トッコンに、硬軟自在の芸達者パク・チュンフン、腐れ縁の相棒に、監督も務める才人イ・ギョンヨン、トッコンが惚れるクラブのホステスに、これが銀幕デビューで後にホン・サンス、キム・ギドク作品などに主演するソン・ヒョナ。おじさん達も賑やかで、長老に、大ベテラン、クク・チョンファン、副牧師に、「猟奇的な彼女」とかお馴染みキム・イル、幽霊で現れるトッコンの父親に、「孤独がもがく時」などで名演ヤン・テクチョ。ちょい役が驚くような豪華陣で、長老の息子と娘には、何と銀幕デビューのチャ・テヒョンとデビュー2本目コ・ソヨン、区役所の受け付けに、やはりデビュー美形ト・ジウォン、極めつけは、クラブのママに、デビュー2本目チェ・ジウ。ちなみに、チェ・ジョンウォンは、似合わない長髪の笑えるインチキ宗教教祖役。

偽牧師と云えばチャップリンの名作がありますが、泥臭いブラックさでは、はるかに上を行っているでしょう。勿論、チンピラ流のやり方で信者の悩みを解決したりもしますが、終盤まで卑劣なチンピラが、1億ウォンのために右往左往する様は、いかにもコリアン・テイストなコメディになっています。まさにアジア通貨危機ど真ん中の1997年ですが、不況に打ちひしがれ宗教に救いを求める庶民と、その上前をはねようとする小悪党、という構図は、それだけで充分にブラックな雰囲気タップリと云えるでしょう。パク・チュンフンはこの頃からベラボーに巧いと思います。イ・ギョンヨンと組んだバディ・ムービーの匂いもあり、色っぽいソン・ヒョナとの絡みもあり、一方で、妖しげな説話をでっち上げるチンピラの人物造型は見事で、ラスト近くの演説ではホロリとさせながら、ラストシーンでやはりずっこける、みたいな演技の多彩さによって、既に何度も受賞している映画賞に、百想の最優秀演技賞を追加することになります。
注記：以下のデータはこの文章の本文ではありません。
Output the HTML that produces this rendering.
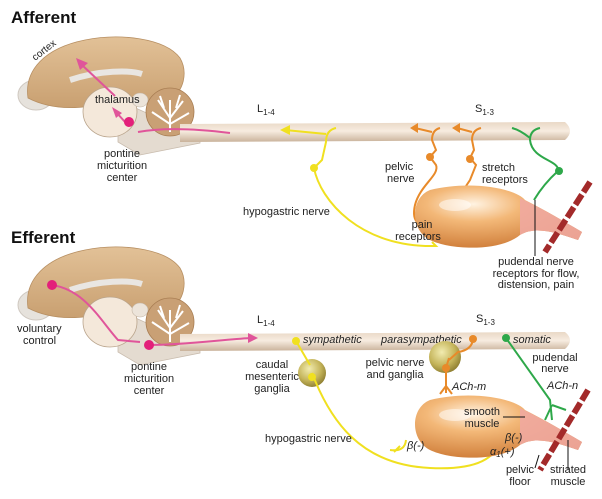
<!DOCTYPE html>
<html><head><meta charset="utf-8"><style>
body{margin:0;background:#fff}
svg{display:block;font-family:"Liberation Sans",sans-serif}
text{font-size:11px;fill:#222}
.b{font-weight:bold;font-size:17px;fill:#111}
.i{font-style:italic}
</style></head><body>
<svg width="602" height="499" viewBox="0 0 602 499" xmlns="http://www.w3.org/2000/svg">
<defs>
<linearGradient id="cord" x1="0" y1="0" x2="0" y2="1">
<stop offset="0" stop-color="#e9d8c6"/><stop offset="0.45" stop-color="#f7ece0"/><stop offset="1" stop-color="#c9b29a"/></linearGradient>
<radialGradient id="blad" cx="0.35" cy="0.3" r="0.8">
<stop offset="0" stop-color="#fff3e2"/><stop offset="0.35" stop-color="#f3b878"/><stop offset="1" stop-color="#c9732e"/></radialGradient>
<radialGradient id="gang" cx="0.4" cy="0.35" r="0.7">
<stop offset="0" stop-color="#f2ecb0"/><stop offset="0.6" stop-color="#c4b45a"/><stop offset="1" stop-color="#8a7a2e"/></radialGradient>
<linearGradient id="cereb" x1="0" y1="0" x2="0" y2="1"><stop offset="0" stop-color="#e2c197"/><stop offset="1" stop-color="#c9a071"/></linearGradient>
<g id="brain">
<ellipse cx="36" cy="95" rx="18" ry="15" fill="#e6e2dc" stroke="#cfc8c0"/>
<path d="M28 98 C24 70 45 48 85 40 C120 33 165 38 180 58 C188 72 184 92 170 98 C150 104 130 100 110 103 C85 108 55 112 28 98Z" fill="url(#cereb)" stroke="#b78f62" stroke-width="0.8"/>
<path d="M70 80 C100 70 130 70 142 74" stroke="#e9e6e2" stroke-width="6" fill="none"/>
<path d="M118 100 L175 126 L200 128 L200 143 L165 150 L140 155 L118 142Z" fill="#e4dbd0" stroke="#c9bcae" stroke-width="0.8"/>
<ellipse cx="110" cy="112" rx="27" ry="25" fill="#f4e8da" stroke="#b9a48c" stroke-width="0.8"/>
<ellipse cx="140" cy="100" rx="8" ry="7" fill="#ece4da" stroke="#c4b6a6" stroke-width="0.6"/>
<circle cx="170" cy="112" r="24" fill="#c9a075" stroke="#a87d52" stroke-width="0.8"/>
<path d="M170 132 L170 100 M170 118 L158 100 M170 118 L183 101 M170 124 L152 112 M170 124 L189 113 M164 108 L160 96 M176 108 L180 95" stroke="#fff" stroke-width="2" fill="none"/>
</g>
<g id="blad1">
<path d="M430 190 C470 180 515 188 525 200 C545 210 565 222 582 232 L578 240 C555 232 535 226 520 235 C500 252 450 250 430 240 C410 230 410 198 430 190Z" fill="url(#blad)"/>
<path d="M520 198 C545 210 565 222 582 232 L578 240 C555 232 535 226 520 235Z" fill="#f0a8a0" opacity="0.9"/>
<ellipse cx="455" cy="205" rx="16" ry="6" fill="#fff" opacity="0.5"/>
</g>
</defs>

<text x="11" y="23" class="b">Afferent</text>
<text x="11" y="243" class="b">Efferent</text>

<!-- afferent -->
<use href="#brain"/>
<path d="M180 124 L565 122 Q575 131 565 140 L180 142Z" fill="url(#cord)"/>
<text x="30" y="58" transform="rotate(-38 37 52)" style="font-size:10px">cortex</text>
<text x="95" y="103">thalamus</text>
<path d="M115 96 L82 65" stroke="#e0559a" stroke-width="2" fill="none"/><path d="M76 58 L88 63 L80 70Z" fill="#e0559a"/>
<path d="M230 133 C190 128 160 128 138 132" stroke="#e0559a" stroke-width="2" fill="none"/>
<path d="M125 122 L116 112" stroke="#e0559a" stroke-width="2"/><path d="M112 107 L122 113 L116 118Z" fill="#e0559a"/>
<circle cx="129" cy="122" r="5" fill="#e3207a"/>
<text x="122" y="157" text-anchor="middle">pontine</text><text x="122" y="169" text-anchor="middle">micturition</text><text x="122" y="181" text-anchor="middle">center</text>
<text x="257" y="112">L<tspan font-size="8" dy="3">1-4</tspan></text>
<text x="475" y="112">S<tspan font-size="8" dy="3">1-3</tspan></text>
<!-- yellow -->
<path d="M336 128 Q326 130 326 142 L322 160 L314 168 C320 200 360 248 436 246 L432 242" stroke="#f0e020" stroke-width="2" fill="none"/>
<path d="M326 134 L285 130" stroke="#f0e020" stroke-width="2"/><path d="M280 130 L290 125 L290 135Z" fill="#f0e020"/>
<circle cx="314" cy="168" r="4" fill="#f0e020"/>
<!-- orange -->
<g stroke="#e88a2a" stroke-width="2" fill="none">
<path d="M440 128 Q432 130 432 140 L436 150 L430 157 L436 165 C440 175 420 185 415 205 Q412 218 418 223"/>
<path d="M432 132 L415 128"/>
<path d="M481 128 Q472 130 472 140 L474 150 L470 158 L476 165 L470 180 L466 186"/>
<path d="M472 132 L457 128"/>
</g>
<path d="M410 128 L418 123 L418 133Z" fill="#e88a2a"/><path d="M452 128 L460 123 L460 133Z" fill="#e88a2a"/>
<circle cx="430" cy="157" r="4" fill="#e88a2a"/><circle cx="470" cy="159" r="4" fill="#e88a2a"/>
<!-- green -->
<path d="M540 128 Q530 130 530 140 C532 160 560 160 558 171 C548 180 540 190 534 200 M530 138 Q520 130 512 128" stroke="#2ea84a" stroke-width="2" fill="none"/>
<circle cx="559" cy="171" r="4" fill="#2ea84a"/>
<use href="#blad1"/>
<path d="M590 182 L545 252" stroke="#a32a2a" stroke-width="6" stroke-dasharray="12 3"/>
<line x1="535" y1="200" x2="535" y2="256" stroke="#111"/>
<text x="385" y="170">pelvic</text><text x="387" y="182">nerve</text>
<text x="482" y="171">stretch</text><text x="482" y="183">receptors</text>
<text x="243" y="215">hypogastric nerve</text>
<text x="422" y="228" text-anchor="middle">pain</text><text x="418" y="240" text-anchor="middle">receptors</text>
<text x="536" y="265" text-anchor="middle">pudendal nerve</text><text x="536" y="277" text-anchor="middle">receptors for flow,</text><text x="536" y="288" text-anchor="middle">distension, pain</text>

<!-- efferent -->
<use href="#brain" transform="translate(0,210)"/>
<path d="M180 334 L565 332 Q575 340 565 349 L180 351Z" fill="url(#cord)"/>
<path d="M52 285 C85 290 100 320 118 340 L140 342" stroke="#e0559a" stroke-width="2" fill="none"/>
<path d="M150 345 C180 345 220 340 250 338" stroke="#e0559a" stroke-width="2" fill="none"/><path d="M258 338 L248 333 L248 343Z" fill="#e0559a"/>
<circle cx="52" cy="285" r="5" fill="#e3207a"/><circle cx="149" cy="345" r="5" fill="#e3207a"/>
<text x="17" y="332">voluntary</text><text x="23" y="344">control</text>
<text x="149" y="370" text-anchor="middle">pontine</text><text x="149" y="382" text-anchor="middle">micturition</text><text x="149" y="394" text-anchor="middle">center</text>
<text x="257" y="323">L<tspan font-size="8" dy="3">1-4</tspan></text>
<text x="476" y="322">S<tspan font-size="8" dy="3">1-3</tspan></text>
<text x="303" y="343" class="i">sympathetic</text>
<text x="381" y="343" class="i">parasympathetic</text>
<text x="513" y="343" class="i">somatic</text>
<circle cx="312" cy="373" r="14" fill="url(#gang)"/>
<circle cx="445" cy="357" r="16" fill="url(#gang)"/>
<path d="M296 341 L310 365 M312 373 C330 420 360 465 430 468 C470 470 495 462 500 440 M390 450 Q405 452 406 440 M394 452 L400 446" stroke="#f0e020" stroke-width="2" fill="none"/>
<circle cx="296" cy="341" r="4" fill="#f0e020"/><circle cx="312" cy="377" r="4" fill="#f0e020"/>
<path d="M473 339 Q472 350 458 352 L449 360 M449 358 L446 368 L446 393 M446 386 L440 394 M446 386 L452 394" stroke="#e88a2a" stroke-width="2" fill="none"/>
<circle cx="473" cy="339" r="4" fill="#e88a2a"/><circle cx="446" cy="368" r="4" fill="#e88a2a"/>
<path d="M506 338 L550 400 L552 420 M552 405 L566 410 M552 405 L545 420" stroke="#2ea84a" stroke-width="2" fill="none"/>
<circle cx="506" cy="338" r="4" fill="#2ea84a"/>
<use href="#blad1" transform="translate(0,210)"/>
<path d="M588 390 L540 470" stroke="#a32a2a" stroke-width="6" stroke-dasharray="12 3"/>
<line x1="503" y1="417" x2="525" y2="417" stroke="#111"/>
<line x1="568" y1="440" x2="568" y2="470" stroke="#111"/>
<line x1="539" y1="455" x2="535" y2="468" stroke="#111"/>
<text x="272" y="368" text-anchor="middle">caudal</text><text x="272" y="380" text-anchor="middle">mesenteric</text><text x="272" y="392" text-anchor="middle">ganglia</text>
<text x="395" y="366" text-anchor="middle">pelvic nerve</text><text x="395" y="378" text-anchor="middle">and ganglia</text>
<text x="452" y="390" class="i">ACh-m</text>
<text x="555" y="361" text-anchor="middle">pudendal</text><text x="555" y="372" text-anchor="middle">nerve</text>
<text x="547" y="389" class="i">ACh-n</text>
<text x="482" y="415" text-anchor="middle">smooth</text><text x="482" y="427" text-anchor="middle">muscle</text>
<text x="265" y="442">hypogastric nerve</text>
<text x="407" y="449" class="i">β(-)</text>
<text x="505" y="441" class="i">β(-)</text>
<text x="490" y="455" class="i">α<tspan font-size="8" dy="2">1</tspan><tspan dy="-2">(+)</tspan></text>
<text x="520" y="473" text-anchor="middle">pelvic</text><text x="520" y="485" text-anchor="middle">floor</text>
<text x="568" y="473" text-anchor="middle">striated</text><text x="568" y="485" text-anchor="middle">muscle</text>
</svg>
</body></html>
テーマが宗教だけにさすがにある程度のブレーキが利いているのか、爆発力や弾け方がちょっと抑え目になっていて、多少の欲求不満感は残るものの、パク・チュンフンの縦横無尽の演技を観るだけでも十二分に価値を感じるコメディだと思います。

それにしても、パンク・ファッションでいきがるチャ・テヒョンも、女優希望でオーディションを受けまくるコ・ソヨンも、かなり爆笑ものですし、やたら濃い化粧で崩れた感じのチェ・ジウもなかなかの見物です。